Posted to TechRhet by Clancy Ratliff on behalf of the Computers and Writing Online 2005 conference organizers:

When Content Is No Longer King: Social Networking, Community, and Collaboration

The 2005 Computers and Writing Online Conference begins on Tuesday, May 31, and runs through Monday, June 13. This is the first-ever online conference in our field to be open-access, Creative Commons-licensed, and hosted on a weblog, and it promises to be innovative and insightful. We set out to perform the concepts and values of the conference theme -- networking, community, and collaboration -- in our review process, which was open to the public and emphasized group interaction and helpful, supportive feedback. The responders have done an excellent job engaging the authors' ideas, and the authors' responses to the feedback they received have really demonstrated how enriching this public, collaborative model can be for scholarly work. The conference organizers would like to extend a big "Thank you!" to the authors and the responders. Included with each abstract in this announcement is the link to the original; we strongly encourage you to read the comments.

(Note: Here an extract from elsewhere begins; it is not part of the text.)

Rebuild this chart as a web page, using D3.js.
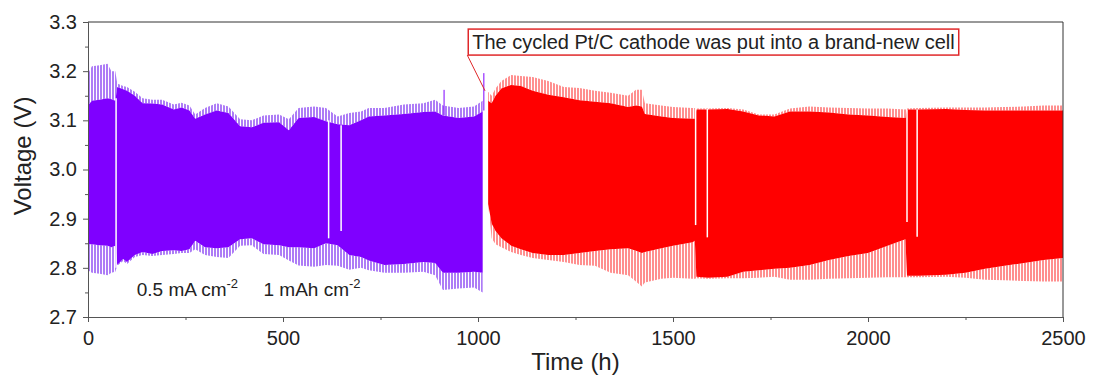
<!DOCTYPE html>
<html>
<head>
<meta charset="utf-8">
<script src="https://cdn.jsdelivr.net/npm/d3@7"></script>
<style>
body { margin: 0; background: #fff; }
text { font-family: "Liberation Sans", Arial, sans-serif; fill: #222; }
</style>
</head>
<body>
<div id="chart"></div>
<script>
// envelope of the cycling curve
// columns: time (h), spike tips top, solid top, solid bottom, spike tips bottom
var purpleData = [
    [0, 3.195, 3.130, 2.848, 2.795], [10, 3.210, 3.140, 2.848, 2.790], [30, 3.212, 3.142, 2.846, 2.788],
    [50, 3.215, 3.145, 2.845, 2.785], [60, 3.200, 3.143, 2.842, 2.790], [70, 3.200, 3.140, 2.845, 2.792],
    [75, 3.175, 3.168, 2.806, 2.804], [90, 3.170, 3.163, 2.818, 2.814], [100, 3.168, 3.160, 2.812, 2.808],
    [120, 3.158, 3.150, 2.826, 2.822], [140, 3.145, 3.135, 2.832, 2.826], [165, 3.142, 3.134, 2.828, 2.824],
    [190, 3.142, 3.132, 2.834, 2.826], [220, 3.132, 3.122, 2.836, 2.828], [240, 3.136, 3.126, 2.834, 2.830],
    [260, 3.130, 3.120, 2.838, 2.830], [275, 3.112, 3.103, 2.855, 2.838], [300, 3.125, 3.112, 2.842, 2.826],
    [330, 3.135, 3.120, 2.840, 2.822], [360, 3.128, 3.115, 2.842, 2.820], [390, 3.102, 3.088, 2.858, 2.845],
    [420, 3.100, 3.086, 2.860, 2.846], [450, 3.110, 3.095, 2.848, 2.828], [490, 3.112, 3.096, 2.846, 2.826],
    [515, 3.102, 3.080, 2.842, 2.815], [540, 3.125, 3.105, 2.842, 2.805], [580, 3.128, 3.107, 2.840, 2.802],
    [610, 3.125, 3.098, 2.850, 2.806], [640, 3.108, 3.092, 2.846, 2.804], [670, 3.115, 3.090, 2.826, 2.796],
    [700, 3.118, 3.100, 2.822, 2.800], [720, 3.125, 3.108, 2.815, 2.795], [760, 3.125, 3.110, 2.806, 2.790],
    [810, 3.132, 3.113, 2.808, 2.790], [860, 3.135, 3.117, 2.812, 2.792], [890, 3.142, 3.118, 2.810, 2.785],
    [910, 3.130, 3.110, 2.790, 2.755], [950, 3.125, 3.105, 2.790, 2.758], [990, 3.128, 3.108, 2.792, 2.760],
    [1012, 3.140, 3.118, 2.790, 2.750]
];

var redData = [
    [1026, 3.158, 3.140, 2.930, 2.930], [1035, 3.150, 3.135, 2.890, 2.860], [1045, 3.165, 3.150, 2.875, 2.848],
    [1060, 3.180, 3.165, 2.860, 2.842], [1085, 3.192, 3.172, 2.845, 2.832], [1110, 3.190, 3.170, 2.838, 2.826],
    [1140, 3.188, 3.160, 2.830, 2.820], [1180, 3.180, 3.152, 2.826, 2.816], [1220, 3.168, 3.147, 2.826, 2.812],
    [1260, 3.166, 3.141, 2.830, 2.806], [1300, 3.160, 3.138, 2.834, 2.804], [1340, 3.156, 3.135, 2.838, 2.790],
    [1385, 3.150, 3.127, 2.840, 2.785], [1405, 3.162, 3.130, 2.835, 2.772], [1420, 3.162, 3.128, 2.830, 2.762],
    [1428, 3.135, 3.113, 2.832, 2.770], [1470, 3.130, 3.108, 2.840, 2.778], [1500, 3.127, 3.105, 2.845, 2.780],
    [1550, 3.125, 3.103, 2.852, 2.778], [1556, 3.125, 3.103, 2.855, 2.778], [1560, 3.124, 3.122, 2.782, 2.779],
    [1590, 3.124, 3.122, 2.780, 2.778], [1640, 3.125, 3.123, 2.782, 2.779], [1680, 3.122, 3.118, 2.792, 2.779],
    [1720, 3.112, 3.110, 2.795, 2.780], [1760, 3.112, 3.108, 2.798, 2.782], [1800, 3.124, 3.118, 2.800, 2.776],
    [1850, 3.128, 3.118, 2.806, 2.776], [1900, 3.126, 3.116, 2.816, 2.778], [1950, 3.125, 3.112, 2.824, 2.779],
    [2000, 3.124, 3.110, 2.830, 2.780], [2050, 3.124, 3.107, 2.845, 2.781], [2096, 3.122, 3.105, 2.858, 2.781],
    [2100, 3.124, 3.122, 2.784, 2.781], [2130, 3.125, 3.122, 2.784, 2.781], [2200, 3.126, 3.123, 2.786, 2.782],
    [2250, 3.126, 3.121, 2.790, 2.780], [2300, 3.126, 3.120, 2.798, 2.776], [2350, 3.127, 3.120, 2.804, 2.775],
    [2400, 3.128, 3.120, 2.810, 2.773], [2450, 3.130, 3.120, 2.816, 2.772], [2500, 3.130, 3.120, 2.820, 2.772]
];

// interruptions in the record: time, top, bottom
var purpleGaps = [[72, 3.145, 2.800], [617, 3.100, 2.860], [649, 3.090, 2.875]];
var redGaps    = [[1558, 3.125, 2.887], [1588, 3.123, 2.862], [2100, 3.122, 2.893], [2126, 3.122, 2.863]];

// single tall spikes: time, top, bottom
var purpleSpikes = [[913, 3.162, 3.110], [1015, 3.196, 3.120]];

var xTicks = [0, 500, 1000, 1500, 2000, 2500];
var xMinor = [250, 750, 1250, 1750, 2250];
var yTicks = [2.7, 2.8, 2.9, 3.0, 3.1, 3.2, 3.3];
var yMinor = [2.75, 2.85, 2.95, 3.05, 3.15, 3.25];

var noteText  = "The cycled Pt/C cathode was put into a brand-new cell";
var noteAt    = [975, 3.2856];   // top-left corner of the box
var noteArrow = [1018, 3.16];    // arrow tip

var width  = 1093;
var height = 379;
var margin = {left: 88, right: 30, top: 22, bottom: 62};
var w = width - margin.left - margin.right;
var h = height - margin.top - margin.bottom;

var x = d3.scaleLinear().domain([0, 2500]).range([0, w]);
var y = d3.scaleLinear().domain([2.7, 3.3]).range([h, 0]);

var svg = d3.select("#chart").append("svg").attr("width", width).attr("height", height);
var defs = svg.append("defs");

function stripes(id, color) {
    var p = defs.append("pattern").attr("id", id).attr("patternUnits", "userSpaceOnUse")
        .attr("width", 3).attr("height", 10);
    p.append("rect").attr("width", 3).attr("height", 10).attr("fill", "#fff");
    p.append("rect").attr("width", 2).attr("height", 10).attr("fill", color);
}
stripes("fringePurple", "#ad7cf6");
stripes("fringeRed", "#ff8f8f");

defs.append("clipPath").attr("id", "plotClip").append("rect").attr("width", w).attr("height", h);

var g = svg.append("g").attr("transform", "translate(" + margin.left + "," + margin.top + ")");
var plot = g.append("g").attr("clip-path", "url(#plotClip)");

function band(data, color, fringe) {
    var outerTop = d3.area().x(function(d){return x(d[0]);}).y0(function(d){return y(d[2]);}).y1(function(d){return y(d[1]);});
    var outerBot = d3.area().x(function(d){return x(d[0]);}).y0(function(d){return y(d[4]);}).y1(function(d){return y(d[3]);});
    var solid    = d3.area().x(function(d){return x(d[0]);}).y0(function(d){return y(d[3]);}).y1(function(d){return y(d[2]);});
    plot.append("path").attr("d", outerTop(data)).attr("fill", "url(#" + fringe + ")");
    plot.append("path").attr("d", outerBot(data)).attr("fill", "url(#" + fringe + ")");
    plot.append("path").attr("d", solid(data)).attr("fill", color);
}

band(purpleData, "#7f00ff", "fringePurple");
band(redData, "#ff0000", "fringeRed");

plot.selectAll(".spike").data(purpleSpikes).enter().append("line")
    .attr("x1", function(d){return x(d[0]);}).attr("x2", function(d){return x(d[0]);})
    .attr("y1", function(d){return y(d[1]);}).attr("y2", function(d){return y(d[2]);})
    .attr("stroke", "#7f00ff").attr("stroke-width", 1);

plot.selectAll(".gap").data(purpleGaps.concat(redGaps)).enter().append("line")
    .attr("x1", function(d){return x(d[0]);}).attr("x2", function(d){return x(d[0]);})
    .attr("y1", function(d){return y(d[1]);}).attr("y2", function(d){return y(d[2]);})
    .attr("stroke", "#fff").attr("stroke-width", 1.5);

// frame
g.append("line").attr("x1", 0).attr("x2", w).attr("y1", 0).attr("y2", 0).attr("stroke", "#333");
g.append("line").attr("x1", w).attr("x2", w).attr("y1", 0).attr("y2", h).attr("stroke", "#333");

var xAxis = d3.axisBottom(x).tickValues(xTicks).tickSize(5).tickPadding(9).tickFormat(d3.format("d"));
var yAxis = d3.axisLeft(y).tickValues(yTicks).tickSize(5).tickPadding(6).tickFormat(d3.format(".1f"));

var xa = g.append("g").attr("transform", "translate(0," + h + ")").call(xAxis);
var ya = g.append("g").call(yAxis);
g.append("g").attr("transform", "translate(0," + h + ")")
    .call(d3.axisBottom(x).tickValues(xMinor).tickSize(3).tickFormat(""));
g.append("g").call(d3.axisLeft(y).tickValues(yMinor).tickSize(3).tickFormat(""));

g.selectAll(".domain").attr("stroke", "#555");
g.selectAll(".tick line").attr("stroke", "#555");
xa.selectAll("text").style("font-size", "20px").attr("fill", "#222");
ya.selectAll("text").style("font-size", "20px").attr("fill", "#222");

svg.append("text").attr("x", margin.left + w / 2).attr("y", 370).attr("text-anchor", "middle")
    .style("font-size", "24px").text("Time (h)");
svg.append("text").attr("transform", "translate(31," + 156 + ") rotate(-90)").attr("text-anchor", "middle")
    .style("font-size", "24px").text("Voltage (V)");

// condition label
var cond = g.append("text").attr("x", x(125)).attr("y", y(2.742)).style("font-size", "19px");
cond.append("tspan").text("0.5 mA cm");
cond.append("tspan").attr("dy", -8).style("font-size", "13px").text("-2");
cond.append("tspan").attr("x", x(450)).attr("dy", 8).text("1 mAh cm");
cond.append("tspan").attr("dy", -8).style("font-size", "13px").text("-2");

// annotation box with arrow
var bx = x(noteAt[0]), by = y(noteAt[1]);
var box = g.append("rect").attr("x", bx).attr("y", by).attr("height", 26)
    .attr("fill", "#fff").attr("stroke", "#e0282a").attr("stroke-width", 1.5);
var note = g.append("text").attr("x", bx + 4).attr("y", by + 19.5).style("font-size", "20px").text(noteText);
box.attr("width", note.node().getComputedTextLength() + 8);
g.append("line").attr("x1", bx - 1).attr("y1", by + 26).attr("x2", x(noteArrow[0])).attr("y2", y(noteArrow[1]))
    .attr("stroke", "#e0282a").attr("stroke-width", 1);
</script>
</body>
</html>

As with the abstracts, the presentations are accessible to anyone with an internet connection, and anyone with an account at Kairosnews (registration is free) can leave comments. For more information, visit the CW Online 2005 weblog: http://kairosnews.org/cwonline05/home

Drawing upon the conference's theme of exploring the increasing value of the network and collaborative practices within it, presenters examine the role(s) played by social networking applications and other
technologies that are intended to foster social interaction, community, and collaboration. Alongside studying the technologies themselves, presenters will observe and describe the ways that writers and users are engaging the technologies and how such engagement is changing our ideas about writing and teaching writing, and, more broadly, the concepts of rhetoric and composition themselves. We very much hope you'll get involved by leaving your comments, or, if you prefer, respond on your own weblog and leave a trackback! Or write a response on your wiki! Or tag presentations on your del.icio.us or de.lirio.us list! You get the idea. This conference is meant to be networked.